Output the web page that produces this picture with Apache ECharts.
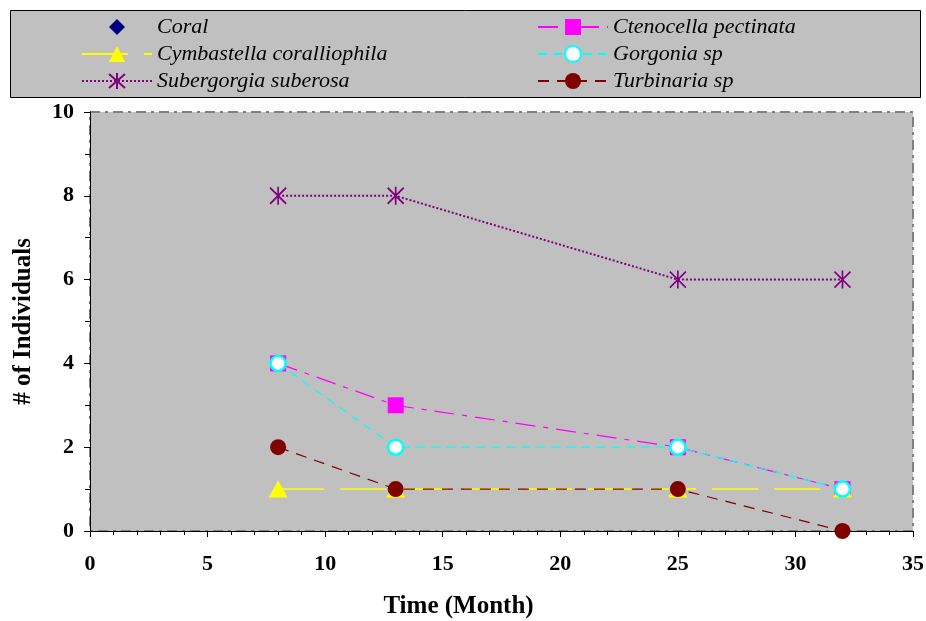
<!DOCTYPE html>
<html>
<head>
<meta charset="utf-8">
<title>Individuals over time</title>
<script src="https://cdn.jsdelivr.net/npm/echarts@6/dist/echarts.min.js"></script>
<style>
  html, body { margin: 0; padding: 0; background: #ffffff; }
  #chart { width: 926px; height: 621px; }
</style>
</head>
<body>
<div id="chart"></div>
<script>
// Sampling times (months)
const months = [8, 13, 25, 32];

// Counts of individuals per taxon
const coral = [];
const ctenocella = [4, 3, 2, 1];
const cymbastella = [1, 1, 1, 1];
const gorgonia = [4, 2, 2, 1];
const subergorgia = [8, 8, 6, 6];
const turbinaria = [2, 1, 1, 0];

const seriesNames = [
  'Coral',
  'Ctenocella pectinata',
  'Cymbastella coralliophila',
  'Gorgonia sp',
  'Subergorgia suberosa',
  'Turbinaria sp'
];

const pair = (vals) => vals.map((v, i) => [months[i], v]);

const serif = '"Liberation Serif", "DejaVu Serif", serif';
const starPath = 'path://M0,1 L16,17 M16,1 L0,17 M8,0 L8,18';

const chart = echarts.init(document.getElementById('chart'), null, { renderer: 'canvas' });

const legendText = { fontFamily: serif, fontStyle: 'italic', fontSize: 22, color: '#000', lineHeight: 20 };

chart.setOption({
  animation: false,
  backgroundColor: '#ffffff',
  graphic: [{
    type: 'rect',
    z: -1,
    shape: { x: 10.5, y: 10.5, width: 910, height: 87 },
    style: { fill: '#C0C0C0', stroke: '#000', lineWidth: 1 }
  }],
  legend: [
    {
      left: 81, top: 16, orient: 'vertical', padding: 0,
      itemWidth: 70, itemHeight: 20, itemGap: 5,
      selectedMode: false, textStyle: legendText,
      data: [seriesNames[0], seriesNames[2], seriesNames[4]]
    },
    {
      left: 537, top: 16, orient: 'vertical', padding: 0,
      itemWidth: 70, itemHeight: 20, itemGap: 5,
      selectedMode: false, textStyle: legendText,
      data: [seriesNames[1], seriesNames[3], seriesNames[5]]
    }
  ],
  grid: {
    left: 90, right: 13, top: 112, bottom: 90,
    outerBoundsMode: 'none',
    containLabel: false,
    show: true,
    backgroundColor: '#C0C0C0',
    borderColor: '#808080',
    borderWidth: 2,
    borderType: [10, 5, 3, 5]
  },
  xAxis: {
    type: 'value', min: 0, max: 35, interval: 5,
    name: 'Time (Month)', nameLocation: 'middle', nameGap: 63,
    nameTextStyle: { fontFamily: serif, fontWeight: 'bold', fontSize: 25, color: '#000', padding: [0, 86, 0, 0] },
    axisLine: { show: true, onZero: false, lineStyle: { color: '#000', width: 1 } },
    axisTick: { show: true, inside: false, length: 6, lineStyle: { color: '#000' } },
    minorTick: { show: true, splitNumber: 5, length: 4, lineStyle: { color: '#000' } },
    splitLine: { show: false },
    axisLabel: { fontFamily: serif, fontWeight: 'bold', fontSize: 22, color: '#000', margin: 22 }
  },
  yAxis: {
    type: 'value', min: 0, max: 10, interval: 2,
    name: '# of Individuals', nameLocation: 'middle', nameGap: 54, nameRotate: 90,
    nameTextStyle: { fontFamily: serif, fontWeight: 'bold', fontSize: 25, color: '#000' },
    axisLine: { show: true, onZero: false, lineStyle: { color: '#000', width: 1 } },
    axisTick: { show: true, inside: false, length: 6, lineStyle: { color: '#000' } },
    minorTick: { show: true, splitNumber: 2, length: 5, lineStyle: { color: '#000' } },
    splitLine: { show: false },
    axisLabel: { fontFamily: serif, fontWeight: 'bold', fontSize: 22, color: '#000', margin: 16 }
  },
  series: [
    {
      name: seriesNames[0], type: 'line', data: pair(coral),
      symbol: 'diamond', symbolSize: 14,
      itemStyle: { color: '#000080' },
      lineStyle: { color: 'rgba(0,0,0,0)', width: 0 }
    },
    {
      name: seriesNames[1], type: 'line', data: pair(ctenocella),
      symbol: 'rect', symbolSize: 16,
      itemStyle: { color: '#FF00FF' },
      lineStyle: { color: '#FF00FF', width: 1.2, type: [20, 8, 5, 8] }
    },
    {
      name: seriesNames[2], type: 'line', data: pair(cymbastella),
      symbol: 'triangle', symbolSize: [19, 17],
      itemStyle: { color: '#FFFF00' },
      lineStyle: { color: '#FFFF00', width: 1.5, type: [46, 16] }
    },
    {
      name: seriesNames[3], type: 'line', data: pair(gorgonia),
      symbol: 'circle', symbolSize: 15,
      itemStyle: { color: '#FFFFFF', borderColor: '#00FFFF', borderWidth: 2.5 },
      lineStyle: { color: '#00FFFF', width: 1.2, type: [9, 6] }
    },
    {
      name: seriesNames[4], type: 'line', data: pair(subergorgia),
      symbol: starPath, symbolSize: [16, 18],
      itemStyle: { color: 'rgba(0,0,0,0)', borderColor: '#800080', borderWidth: 1.8 },
      lineStyle: { color: '#800080', width: 2, type: [2, 2] }
    },
    {
      name: seriesNames[5], type: 'line', data: pair(turbinaria),
      symbol: 'circle', symbolSize: 16,
      itemStyle: { color: '#800000' },
      lineStyle: { color: '#800000', width: 1.2, type: [11, 8] }
    }
  ]
});
</script>
</body>
</html>
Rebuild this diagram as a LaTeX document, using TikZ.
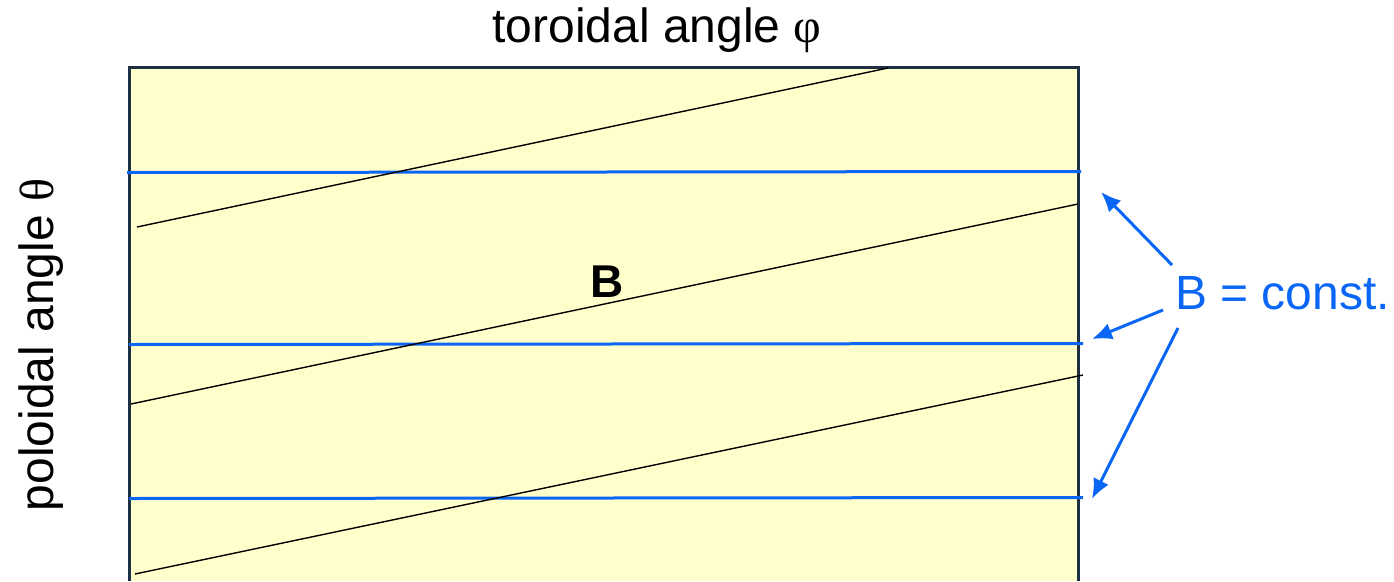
\documentclass[tikz,border=0pt]{standalone}
\usepackage{fontspec}
\setmainfont{Liberation Sans}
\newfontfamily\greekfont{Liberation Serif}
\usetikzlibrary{arrows.meta}
\definecolor{panelfill}{HTML}{FFFFCC}
\definecolor{paneledge}{HTML}{1F3044}
\definecolor{bblue}{HTML}{0A66F5}
\tikzset{
  panel/.style={fill=panelfill,draw=paneledge,line width=3pt},
  bline/.style={draw=bblue,line width=3pt},
  fline/.style={draw=black,line width=1.4pt},
  barrow/.style={draw=bblue,line width=3pt,-{Latex[length=20pt,width=17pt]}},
  lab/.style={inner sep=0pt,font=\fontsize{48}{57}\selectfont}
}
\begin{document}
\begin{tikzpicture}[x=1pt,y=-1pt]
\useasboundingbox (0,0) rectangle (1394,581);
\draw[panel] (129,581) -- (129,67) -- (1078,67) -- (1078,581);
% blue B = const lines
\draw[bline] (127,172.5) -- (1081,171.5);
\draw[bline] (129,344.5) -- (1083,343.5);
\draw[bline] (129,498.5) -- (1083,497.5);
% field lines
\draw[fline] (137,227) -- (888,68);
\draw[fline] (131,404) -- (1078,204);
\draw[fline] (135,574) -- (1083,375);
% labels
\node[lab,anchor=base] (title) at (657,42) {toroidal angle {\greekfont φ}};
\node[lab,anchor=base,rotate=90] (pol) at (53,345) {poloidal angle {\greekfont θ}};
\node[lab,anchor=base,font=\fontsize{46}{55}\selectfont\bfseries] (blab) at (607,297) {B};
\node[lab,anchor=base west,text=bblue] (const) at (1175,309) {B = const.};
% arrows
\coordinate (s1) at (1172,265);
\coordinate (t1) at (1101,192);
\coordinate (s2) at (1163,310);
\coordinate (t2) at (1092,339);
\coordinate (s3) at (1178,328);
\coordinate (t3) at (1092,499);
\draw[barrow] (s1) -- (t1);
\draw[barrow] (s2) -- (t2);
\draw[barrow] (s3) -- (t3);
\end{tikzpicture}
\end{document}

————

_What needs to be done_. Reproduce the records above from their first line to the line bearing "color: '#000', lineHeight: 20", both ends included, leaving every picture out.

_Reply_.
Output the web page that produces this picture with Apache ECharts.
<!DOCTYPE html>
<html>
<head>
<meta charset="utf-8">
<title>Individuals over time</title>
<script src="https://cdn.jsdelivr.net/npm/echarts@6/dist/echarts.min.js"></script>
<style>
  html, body { margin: 0; padding: 0; background: #ffffff; }
  #chart { width: 926px; height: 621px; }
</style>
</head>
<body>
<div id="chart"></div>
<script>
// Sampling times (months)
const months = [8, 13, 25, 32];

// Counts of individuals per taxon
const coral = [];
const ctenocella = [4, 3, 2, 1];
const cymbastella = [1, 1, 1, 1];
const gorgonia = [4, 2, 2, 1];
const subergorgia = [8, 8, 6, 6];
const turbinaria = [2, 1, 1, 0];

const seriesNames = [
  'Coral',
  'Ctenocella pectinata',
  'Cymbastella coralliophila',
  'Gorgonia sp',
  'Subergorgia suberosa',
  'Turbinaria sp'
];

const pair = (vals) => vals.map((v, i) => [months[i], v]);

const serif = '"Liberation Serif", "DejaVu Serif", serif';
const starPath = 'path://M0,1 L16,17 M16,1 L0,17 M8,0 L8,18';

const chart = echarts.init(document.getElementById('chart'), null, { renderer: 'canvas' });

const legendText = { fontFamily: serif, fontStyle: 'italic', fontSize: 22, color: '#000', lineHeight: 20 };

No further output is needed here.